TASK BRIEF:
Each line that holds the word "matplotlib" should be returned.

[start DATA FOR THE TASK]

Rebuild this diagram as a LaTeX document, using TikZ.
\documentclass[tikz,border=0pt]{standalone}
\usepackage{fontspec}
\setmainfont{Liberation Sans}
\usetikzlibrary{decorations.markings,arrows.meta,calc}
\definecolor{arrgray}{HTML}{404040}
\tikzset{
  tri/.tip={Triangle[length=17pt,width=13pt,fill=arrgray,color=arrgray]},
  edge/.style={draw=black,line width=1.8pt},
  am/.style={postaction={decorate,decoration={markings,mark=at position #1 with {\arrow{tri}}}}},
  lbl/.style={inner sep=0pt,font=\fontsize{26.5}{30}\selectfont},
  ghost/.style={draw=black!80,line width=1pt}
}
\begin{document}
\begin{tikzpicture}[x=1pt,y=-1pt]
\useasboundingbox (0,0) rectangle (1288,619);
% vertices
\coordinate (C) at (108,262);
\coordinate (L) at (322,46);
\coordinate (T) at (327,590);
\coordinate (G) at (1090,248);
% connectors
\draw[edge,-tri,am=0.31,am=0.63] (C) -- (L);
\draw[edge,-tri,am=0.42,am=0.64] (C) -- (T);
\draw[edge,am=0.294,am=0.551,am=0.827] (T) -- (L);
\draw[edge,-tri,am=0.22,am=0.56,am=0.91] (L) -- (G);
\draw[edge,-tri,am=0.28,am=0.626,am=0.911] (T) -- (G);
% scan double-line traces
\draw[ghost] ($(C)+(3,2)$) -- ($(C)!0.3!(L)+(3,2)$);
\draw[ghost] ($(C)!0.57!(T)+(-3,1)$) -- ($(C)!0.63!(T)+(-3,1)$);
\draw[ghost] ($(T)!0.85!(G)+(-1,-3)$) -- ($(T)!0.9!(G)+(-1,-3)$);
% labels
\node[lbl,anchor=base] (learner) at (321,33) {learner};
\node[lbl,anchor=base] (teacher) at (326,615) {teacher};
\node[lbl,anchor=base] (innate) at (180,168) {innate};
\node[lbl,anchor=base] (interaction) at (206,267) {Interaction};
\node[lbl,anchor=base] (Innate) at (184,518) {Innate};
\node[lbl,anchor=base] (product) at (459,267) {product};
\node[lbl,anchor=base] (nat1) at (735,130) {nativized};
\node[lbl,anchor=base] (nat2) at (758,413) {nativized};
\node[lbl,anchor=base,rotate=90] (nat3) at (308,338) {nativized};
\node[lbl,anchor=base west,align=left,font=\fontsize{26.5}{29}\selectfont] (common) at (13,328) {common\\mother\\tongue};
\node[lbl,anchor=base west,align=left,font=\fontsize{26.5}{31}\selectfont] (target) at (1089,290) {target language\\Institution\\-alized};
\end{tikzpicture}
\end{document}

[end DATA FOR THE TASK]
[start DATA FOR THE TASK]

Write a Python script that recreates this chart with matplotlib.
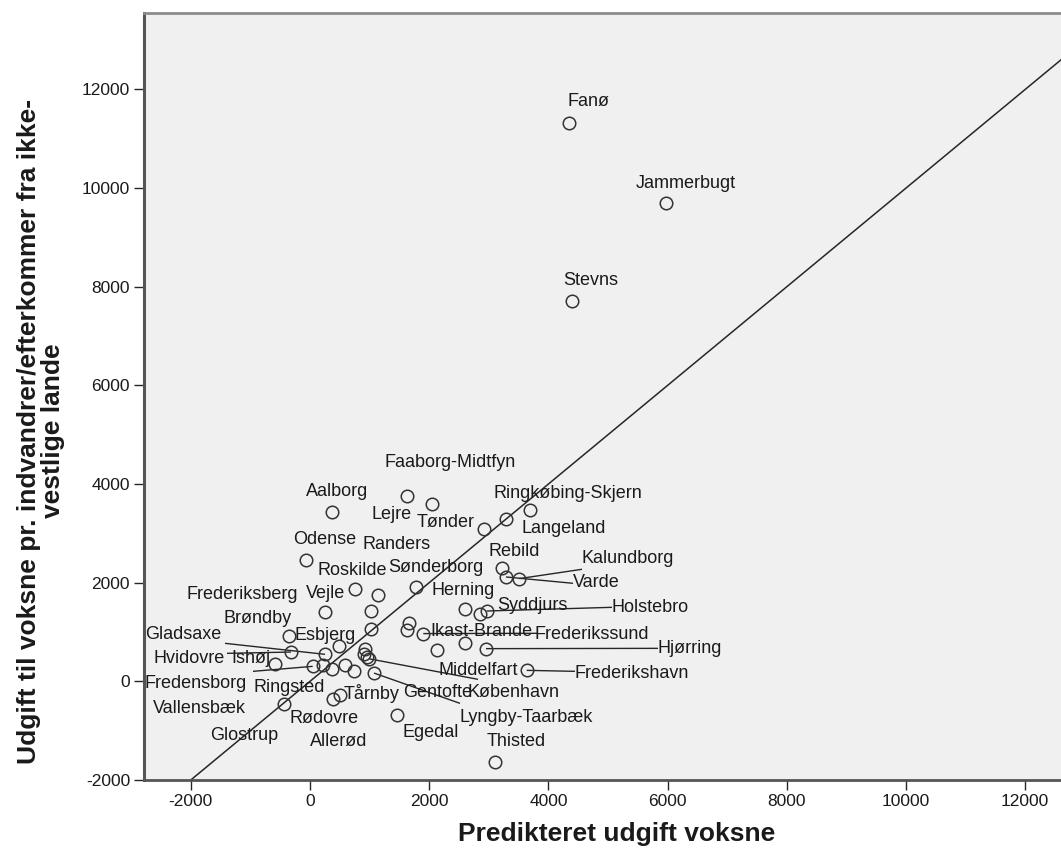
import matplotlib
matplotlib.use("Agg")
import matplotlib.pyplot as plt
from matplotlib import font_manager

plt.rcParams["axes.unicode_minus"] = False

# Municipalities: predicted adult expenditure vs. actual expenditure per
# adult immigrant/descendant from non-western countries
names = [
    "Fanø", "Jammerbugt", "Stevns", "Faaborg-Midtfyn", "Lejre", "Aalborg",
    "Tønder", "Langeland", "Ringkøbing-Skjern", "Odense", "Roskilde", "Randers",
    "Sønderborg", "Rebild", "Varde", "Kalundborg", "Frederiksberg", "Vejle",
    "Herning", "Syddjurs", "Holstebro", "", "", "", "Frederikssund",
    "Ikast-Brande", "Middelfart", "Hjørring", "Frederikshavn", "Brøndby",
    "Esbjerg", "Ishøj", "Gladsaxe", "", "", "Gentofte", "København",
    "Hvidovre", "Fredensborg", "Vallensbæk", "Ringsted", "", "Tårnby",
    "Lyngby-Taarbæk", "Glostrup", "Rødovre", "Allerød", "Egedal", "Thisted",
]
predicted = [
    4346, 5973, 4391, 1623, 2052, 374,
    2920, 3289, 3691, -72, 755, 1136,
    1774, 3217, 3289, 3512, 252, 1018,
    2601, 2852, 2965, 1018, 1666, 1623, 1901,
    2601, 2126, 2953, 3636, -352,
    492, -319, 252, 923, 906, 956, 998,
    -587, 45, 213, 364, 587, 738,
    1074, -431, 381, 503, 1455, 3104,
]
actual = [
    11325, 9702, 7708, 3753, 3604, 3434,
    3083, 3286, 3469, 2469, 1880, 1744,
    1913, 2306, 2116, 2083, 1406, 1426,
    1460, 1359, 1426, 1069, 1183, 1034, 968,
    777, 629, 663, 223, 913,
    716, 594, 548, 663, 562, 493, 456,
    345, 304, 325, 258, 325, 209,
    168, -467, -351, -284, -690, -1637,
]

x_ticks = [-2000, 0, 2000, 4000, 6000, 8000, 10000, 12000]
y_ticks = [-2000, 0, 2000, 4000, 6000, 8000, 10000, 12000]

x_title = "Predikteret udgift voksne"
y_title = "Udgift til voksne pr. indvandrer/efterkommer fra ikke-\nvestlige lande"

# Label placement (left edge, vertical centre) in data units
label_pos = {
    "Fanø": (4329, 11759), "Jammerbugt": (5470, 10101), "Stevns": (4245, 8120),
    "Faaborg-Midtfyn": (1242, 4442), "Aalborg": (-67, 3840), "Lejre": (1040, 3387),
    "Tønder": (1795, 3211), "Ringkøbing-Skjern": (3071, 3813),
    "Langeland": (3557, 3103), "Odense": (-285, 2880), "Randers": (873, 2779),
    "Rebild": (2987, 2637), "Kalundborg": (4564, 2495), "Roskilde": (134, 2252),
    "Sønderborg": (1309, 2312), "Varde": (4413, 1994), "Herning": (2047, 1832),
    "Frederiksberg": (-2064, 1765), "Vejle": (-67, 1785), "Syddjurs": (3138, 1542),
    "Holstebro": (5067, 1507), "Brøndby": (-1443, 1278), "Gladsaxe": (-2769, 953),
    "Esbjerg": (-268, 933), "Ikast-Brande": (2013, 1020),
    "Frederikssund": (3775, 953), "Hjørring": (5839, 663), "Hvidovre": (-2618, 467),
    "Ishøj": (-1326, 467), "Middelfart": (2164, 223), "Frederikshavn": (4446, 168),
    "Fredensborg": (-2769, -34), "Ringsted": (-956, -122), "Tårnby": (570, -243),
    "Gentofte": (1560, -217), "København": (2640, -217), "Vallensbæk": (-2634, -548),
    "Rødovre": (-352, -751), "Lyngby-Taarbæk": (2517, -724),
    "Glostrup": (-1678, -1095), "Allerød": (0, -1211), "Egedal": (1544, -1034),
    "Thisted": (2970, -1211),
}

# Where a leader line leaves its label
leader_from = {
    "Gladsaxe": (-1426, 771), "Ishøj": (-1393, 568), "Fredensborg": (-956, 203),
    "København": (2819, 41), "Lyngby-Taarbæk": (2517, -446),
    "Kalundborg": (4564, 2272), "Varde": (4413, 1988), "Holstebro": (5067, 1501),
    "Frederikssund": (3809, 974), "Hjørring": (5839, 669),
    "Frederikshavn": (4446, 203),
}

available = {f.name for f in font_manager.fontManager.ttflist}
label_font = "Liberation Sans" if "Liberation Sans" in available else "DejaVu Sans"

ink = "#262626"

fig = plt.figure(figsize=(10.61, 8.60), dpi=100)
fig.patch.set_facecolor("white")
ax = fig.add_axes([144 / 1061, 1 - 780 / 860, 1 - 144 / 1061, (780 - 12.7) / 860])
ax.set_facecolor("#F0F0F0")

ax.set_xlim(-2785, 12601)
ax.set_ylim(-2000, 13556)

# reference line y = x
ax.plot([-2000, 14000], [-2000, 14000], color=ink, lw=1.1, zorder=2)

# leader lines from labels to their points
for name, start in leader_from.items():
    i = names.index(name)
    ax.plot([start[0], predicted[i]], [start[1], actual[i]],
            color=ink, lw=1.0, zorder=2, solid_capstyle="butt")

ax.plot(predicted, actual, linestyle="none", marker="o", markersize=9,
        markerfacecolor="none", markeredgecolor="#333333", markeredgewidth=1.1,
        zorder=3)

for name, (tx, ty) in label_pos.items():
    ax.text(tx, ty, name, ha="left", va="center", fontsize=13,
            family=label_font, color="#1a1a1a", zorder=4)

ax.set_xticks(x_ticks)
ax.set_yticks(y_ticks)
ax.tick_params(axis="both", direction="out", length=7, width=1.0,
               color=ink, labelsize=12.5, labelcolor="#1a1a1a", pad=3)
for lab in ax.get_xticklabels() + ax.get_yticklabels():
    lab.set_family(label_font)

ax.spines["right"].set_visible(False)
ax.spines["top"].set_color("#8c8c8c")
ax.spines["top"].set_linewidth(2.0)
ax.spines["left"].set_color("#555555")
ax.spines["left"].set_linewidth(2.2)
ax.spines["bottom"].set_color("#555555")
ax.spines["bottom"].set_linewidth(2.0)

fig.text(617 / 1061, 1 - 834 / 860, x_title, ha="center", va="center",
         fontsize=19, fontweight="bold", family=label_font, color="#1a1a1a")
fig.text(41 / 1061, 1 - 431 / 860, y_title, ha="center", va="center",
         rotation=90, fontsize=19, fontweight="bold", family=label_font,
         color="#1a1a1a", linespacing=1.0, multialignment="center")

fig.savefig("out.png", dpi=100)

[end DATA FOR THE TASK]

PROBLEM SOLUTION:
Write a Python script that recreates this chart with matplotlib.
import matplotlib
matplotlib.use("Agg")
import matplotlib.pyplot as plt
from matplotlib import font_manager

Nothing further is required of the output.